--- Start ---

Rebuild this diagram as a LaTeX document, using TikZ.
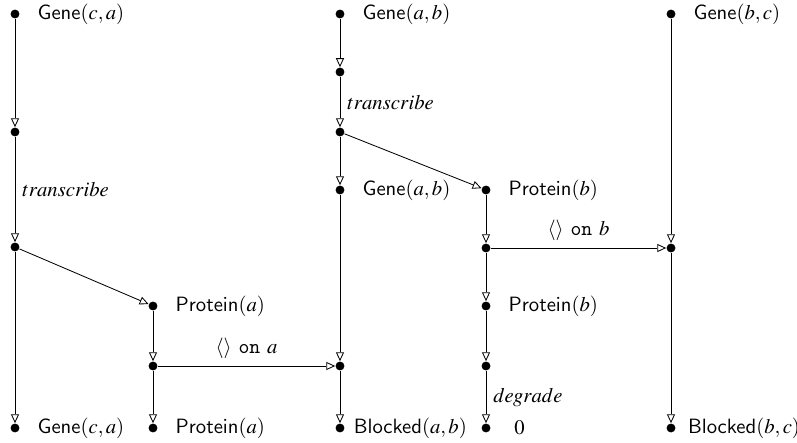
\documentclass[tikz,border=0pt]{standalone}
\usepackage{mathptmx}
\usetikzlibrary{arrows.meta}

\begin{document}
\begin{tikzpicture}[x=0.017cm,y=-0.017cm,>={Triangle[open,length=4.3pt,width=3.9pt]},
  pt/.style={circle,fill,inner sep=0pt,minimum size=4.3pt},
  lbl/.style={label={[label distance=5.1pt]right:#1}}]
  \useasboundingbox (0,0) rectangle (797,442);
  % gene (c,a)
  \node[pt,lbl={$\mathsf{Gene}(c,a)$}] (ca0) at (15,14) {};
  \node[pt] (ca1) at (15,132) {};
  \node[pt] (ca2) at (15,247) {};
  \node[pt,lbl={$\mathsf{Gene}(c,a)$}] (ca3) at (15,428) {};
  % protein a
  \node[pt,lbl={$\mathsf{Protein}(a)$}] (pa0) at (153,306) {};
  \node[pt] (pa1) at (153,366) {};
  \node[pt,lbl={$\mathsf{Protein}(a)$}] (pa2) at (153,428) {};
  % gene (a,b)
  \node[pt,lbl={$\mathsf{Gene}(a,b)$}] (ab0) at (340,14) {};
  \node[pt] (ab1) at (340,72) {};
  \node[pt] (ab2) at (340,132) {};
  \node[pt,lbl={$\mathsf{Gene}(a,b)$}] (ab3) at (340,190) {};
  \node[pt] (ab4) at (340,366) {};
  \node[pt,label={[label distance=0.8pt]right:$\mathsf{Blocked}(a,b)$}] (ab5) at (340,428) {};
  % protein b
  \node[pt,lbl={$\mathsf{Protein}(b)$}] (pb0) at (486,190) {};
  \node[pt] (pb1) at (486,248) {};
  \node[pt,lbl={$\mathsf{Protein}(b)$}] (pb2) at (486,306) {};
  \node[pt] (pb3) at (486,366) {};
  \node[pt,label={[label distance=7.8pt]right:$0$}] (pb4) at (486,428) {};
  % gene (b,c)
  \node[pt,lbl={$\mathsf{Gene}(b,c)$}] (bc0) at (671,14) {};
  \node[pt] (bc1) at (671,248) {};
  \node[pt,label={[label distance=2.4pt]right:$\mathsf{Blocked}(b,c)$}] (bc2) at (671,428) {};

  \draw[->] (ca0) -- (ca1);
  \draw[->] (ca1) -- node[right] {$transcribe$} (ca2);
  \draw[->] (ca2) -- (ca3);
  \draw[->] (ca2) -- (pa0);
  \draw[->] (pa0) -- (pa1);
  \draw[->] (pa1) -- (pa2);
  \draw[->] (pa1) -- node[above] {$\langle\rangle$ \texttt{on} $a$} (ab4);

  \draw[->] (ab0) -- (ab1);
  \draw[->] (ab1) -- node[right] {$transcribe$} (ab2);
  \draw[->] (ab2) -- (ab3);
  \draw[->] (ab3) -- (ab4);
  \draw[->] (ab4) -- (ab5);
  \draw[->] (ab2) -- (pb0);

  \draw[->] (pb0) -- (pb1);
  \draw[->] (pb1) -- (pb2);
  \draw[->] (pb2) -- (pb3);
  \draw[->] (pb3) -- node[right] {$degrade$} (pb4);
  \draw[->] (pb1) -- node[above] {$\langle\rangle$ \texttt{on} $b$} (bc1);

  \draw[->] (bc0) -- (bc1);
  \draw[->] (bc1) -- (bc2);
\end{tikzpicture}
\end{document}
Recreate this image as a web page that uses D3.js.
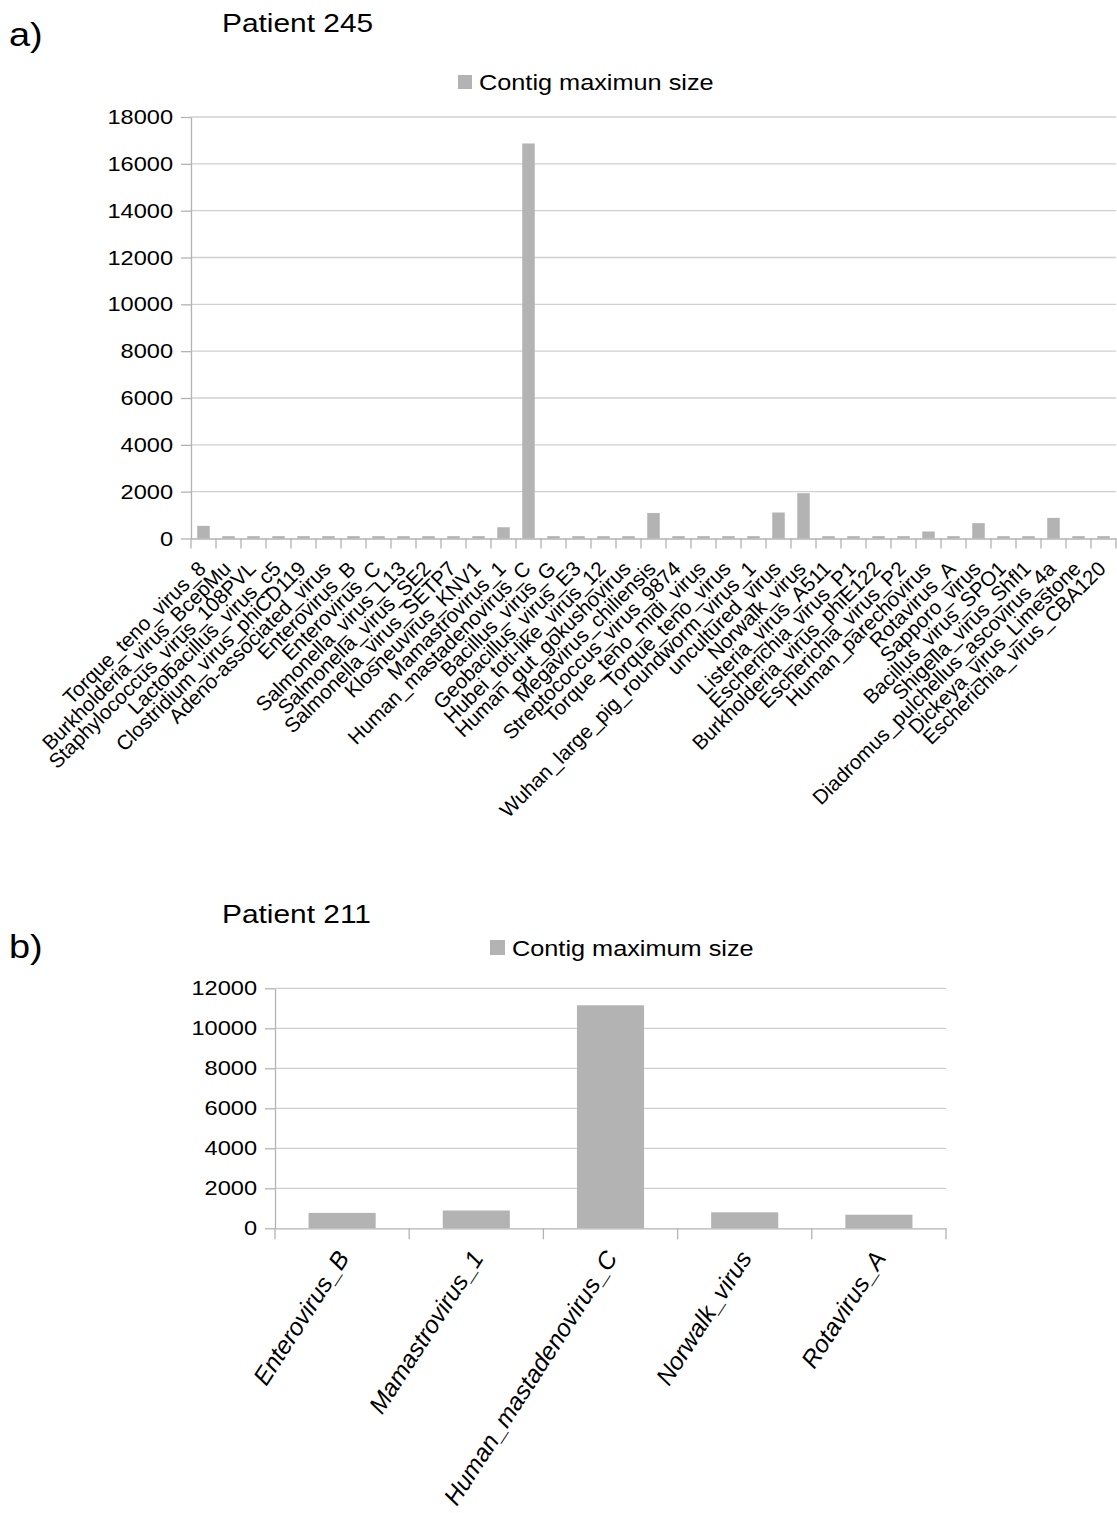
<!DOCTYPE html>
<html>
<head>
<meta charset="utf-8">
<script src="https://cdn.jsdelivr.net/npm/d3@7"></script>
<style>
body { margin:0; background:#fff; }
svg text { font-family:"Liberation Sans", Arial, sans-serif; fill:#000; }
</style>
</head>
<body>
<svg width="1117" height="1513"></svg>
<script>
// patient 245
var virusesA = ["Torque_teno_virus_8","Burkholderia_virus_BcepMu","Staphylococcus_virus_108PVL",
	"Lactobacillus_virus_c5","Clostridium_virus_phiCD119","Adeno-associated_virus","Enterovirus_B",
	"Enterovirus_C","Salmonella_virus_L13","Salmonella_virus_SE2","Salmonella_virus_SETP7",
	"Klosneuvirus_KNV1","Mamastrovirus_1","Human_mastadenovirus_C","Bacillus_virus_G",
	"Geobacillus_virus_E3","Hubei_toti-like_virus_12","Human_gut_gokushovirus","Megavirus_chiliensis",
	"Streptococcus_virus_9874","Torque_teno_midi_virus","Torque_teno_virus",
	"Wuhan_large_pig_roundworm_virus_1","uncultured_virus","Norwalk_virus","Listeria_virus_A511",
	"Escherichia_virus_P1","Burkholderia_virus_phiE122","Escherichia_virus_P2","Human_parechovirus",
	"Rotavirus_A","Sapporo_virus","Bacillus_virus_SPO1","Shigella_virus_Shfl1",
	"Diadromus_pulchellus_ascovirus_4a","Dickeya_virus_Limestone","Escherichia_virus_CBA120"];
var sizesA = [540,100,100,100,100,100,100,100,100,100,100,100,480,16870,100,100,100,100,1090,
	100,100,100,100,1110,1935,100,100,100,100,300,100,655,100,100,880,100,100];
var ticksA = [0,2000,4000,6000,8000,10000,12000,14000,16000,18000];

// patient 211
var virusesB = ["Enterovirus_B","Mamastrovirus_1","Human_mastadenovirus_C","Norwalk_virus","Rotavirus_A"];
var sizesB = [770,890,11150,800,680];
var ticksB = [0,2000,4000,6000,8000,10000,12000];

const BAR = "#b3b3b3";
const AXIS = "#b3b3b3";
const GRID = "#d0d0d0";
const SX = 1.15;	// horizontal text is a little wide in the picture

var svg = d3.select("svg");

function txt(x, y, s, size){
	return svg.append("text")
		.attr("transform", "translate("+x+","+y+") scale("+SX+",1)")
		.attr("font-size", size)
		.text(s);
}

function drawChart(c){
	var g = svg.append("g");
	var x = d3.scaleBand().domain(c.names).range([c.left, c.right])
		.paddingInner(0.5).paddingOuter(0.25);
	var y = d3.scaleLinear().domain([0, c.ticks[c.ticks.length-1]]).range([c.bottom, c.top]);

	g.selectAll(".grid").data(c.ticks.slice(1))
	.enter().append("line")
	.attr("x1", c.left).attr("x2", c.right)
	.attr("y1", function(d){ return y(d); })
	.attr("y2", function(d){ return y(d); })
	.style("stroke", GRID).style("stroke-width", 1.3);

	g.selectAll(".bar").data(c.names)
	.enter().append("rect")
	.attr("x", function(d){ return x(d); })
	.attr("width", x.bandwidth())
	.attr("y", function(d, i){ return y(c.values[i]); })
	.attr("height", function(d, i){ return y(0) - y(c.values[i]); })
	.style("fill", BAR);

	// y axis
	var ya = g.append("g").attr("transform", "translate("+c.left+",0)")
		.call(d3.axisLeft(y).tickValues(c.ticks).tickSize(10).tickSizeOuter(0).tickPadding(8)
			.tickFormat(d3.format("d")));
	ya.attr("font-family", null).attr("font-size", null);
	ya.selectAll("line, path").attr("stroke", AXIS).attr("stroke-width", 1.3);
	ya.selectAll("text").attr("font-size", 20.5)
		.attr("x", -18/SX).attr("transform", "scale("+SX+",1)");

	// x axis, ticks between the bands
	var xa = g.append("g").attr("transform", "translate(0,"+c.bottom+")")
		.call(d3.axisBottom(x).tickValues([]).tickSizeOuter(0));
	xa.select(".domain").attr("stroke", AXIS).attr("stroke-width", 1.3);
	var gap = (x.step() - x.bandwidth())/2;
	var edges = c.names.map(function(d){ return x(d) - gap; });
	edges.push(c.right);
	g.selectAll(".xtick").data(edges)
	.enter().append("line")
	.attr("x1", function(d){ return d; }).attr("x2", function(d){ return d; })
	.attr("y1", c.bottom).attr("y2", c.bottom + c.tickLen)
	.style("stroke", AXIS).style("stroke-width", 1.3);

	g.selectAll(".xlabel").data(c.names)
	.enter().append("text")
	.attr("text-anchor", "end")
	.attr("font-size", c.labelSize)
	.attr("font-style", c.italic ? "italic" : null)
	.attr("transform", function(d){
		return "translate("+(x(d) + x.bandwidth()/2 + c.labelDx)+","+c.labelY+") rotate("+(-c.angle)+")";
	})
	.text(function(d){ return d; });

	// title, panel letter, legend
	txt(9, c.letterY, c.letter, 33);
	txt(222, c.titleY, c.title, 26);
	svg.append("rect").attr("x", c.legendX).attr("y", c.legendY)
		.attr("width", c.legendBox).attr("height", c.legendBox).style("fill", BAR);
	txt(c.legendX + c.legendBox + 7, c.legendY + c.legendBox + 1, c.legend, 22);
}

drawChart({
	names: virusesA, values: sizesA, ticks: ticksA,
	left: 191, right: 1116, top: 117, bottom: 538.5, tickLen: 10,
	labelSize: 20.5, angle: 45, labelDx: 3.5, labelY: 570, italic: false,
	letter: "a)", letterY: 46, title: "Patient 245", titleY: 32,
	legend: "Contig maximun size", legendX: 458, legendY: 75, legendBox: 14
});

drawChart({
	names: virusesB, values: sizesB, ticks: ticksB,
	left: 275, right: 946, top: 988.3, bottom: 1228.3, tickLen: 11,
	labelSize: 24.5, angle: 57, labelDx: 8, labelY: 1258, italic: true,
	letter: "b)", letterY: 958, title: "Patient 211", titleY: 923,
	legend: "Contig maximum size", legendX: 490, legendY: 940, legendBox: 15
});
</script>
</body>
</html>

--- End ---

## Aim of the exercise
Skip the pictures, please, and transcribe only the lines from the beginning of the material through the one that contains "(bc2) at (671,428)".

## Response to this task
Rebuild this diagram as a LaTeX document, using TikZ.
\documentclass[tikz,border=0pt]{standalone}
\usepackage{mathptmx}
\usetikzlibrary{arrows.meta}

\begin{document}
\begin{tikzpicture}[x=0.017cm,y=-0.017cm,>={Triangle[open,length=4.3pt,width=3.9pt]},
  pt/.style={circle,fill,inner sep=0pt,minimum size=4.3pt},
  lbl/.style={label={[label distance=5.1pt]right:#1}}]
  \useasboundingbox (0,0) rectangle (797,442);
  % gene (c,a)
  \node[pt,lbl={$\mathsf{Gene}(c,a)$}] (ca0) at (15,14) {};
  \node[pt] (ca1) at (15,132) {};
  \node[pt] (ca2) at (15,247) {};
  \node[pt,lbl={$\mathsf{Gene}(c,a)$}] (ca3) at (15,428) {};
  % protein a
  \node[pt,lbl={$\mathsf{Protein}(a)$}] (pa0) at (153,306) {};
  \node[pt] (pa1) at (153,366) {};
  \node[pt,lbl={$\mathsf{Protein}(a)$}] (pa2) at (153,428) {};
  % gene (a,b)
  \node[pt,lbl={$\mathsf{Gene}(a,b)$}] (ab0) at (340,14) {};
  \node[pt] (ab1) at (340,72) {};
  \node[pt] (ab2) at (340,132) {};
  \node[pt,lbl={$\mathsf{Gene}(a,b)$}] (ab3) at (340,190) {};
  \node[pt] (ab4) at (340,366) {};
  \node[pt,label={[label distance=0.8pt]right:$\mathsf{Blocked}(a,b)$}] (ab5) at (340,428) {};
  % protein b
  \node[pt,lbl={$\mathsf{Protein}(b)$}] (pb0) at (486,190) {};
  \node[pt] (pb1) at (486,248) {};
  \node[pt,lbl={$\mathsf{Protein}(b)$}] (pb2) at (486,306) {};
  \node[pt] (pb3) at (486,366) {};
  \node[pt,label={[label distance=7.8pt]right:$0$}] (pb4) at (486,428) {};
  % gene (b,c)
  \node[pt,lbl={$\mathsf{Gene}(b,c)$}] (bc0) at (671,14) {};
  \node[pt] (bc1) at (671,248) {};
  \node[pt,label={[label distance=2.4pt]right:$\mathsf{Blocked}(b,c)$}] (bc2) at (671,428) {};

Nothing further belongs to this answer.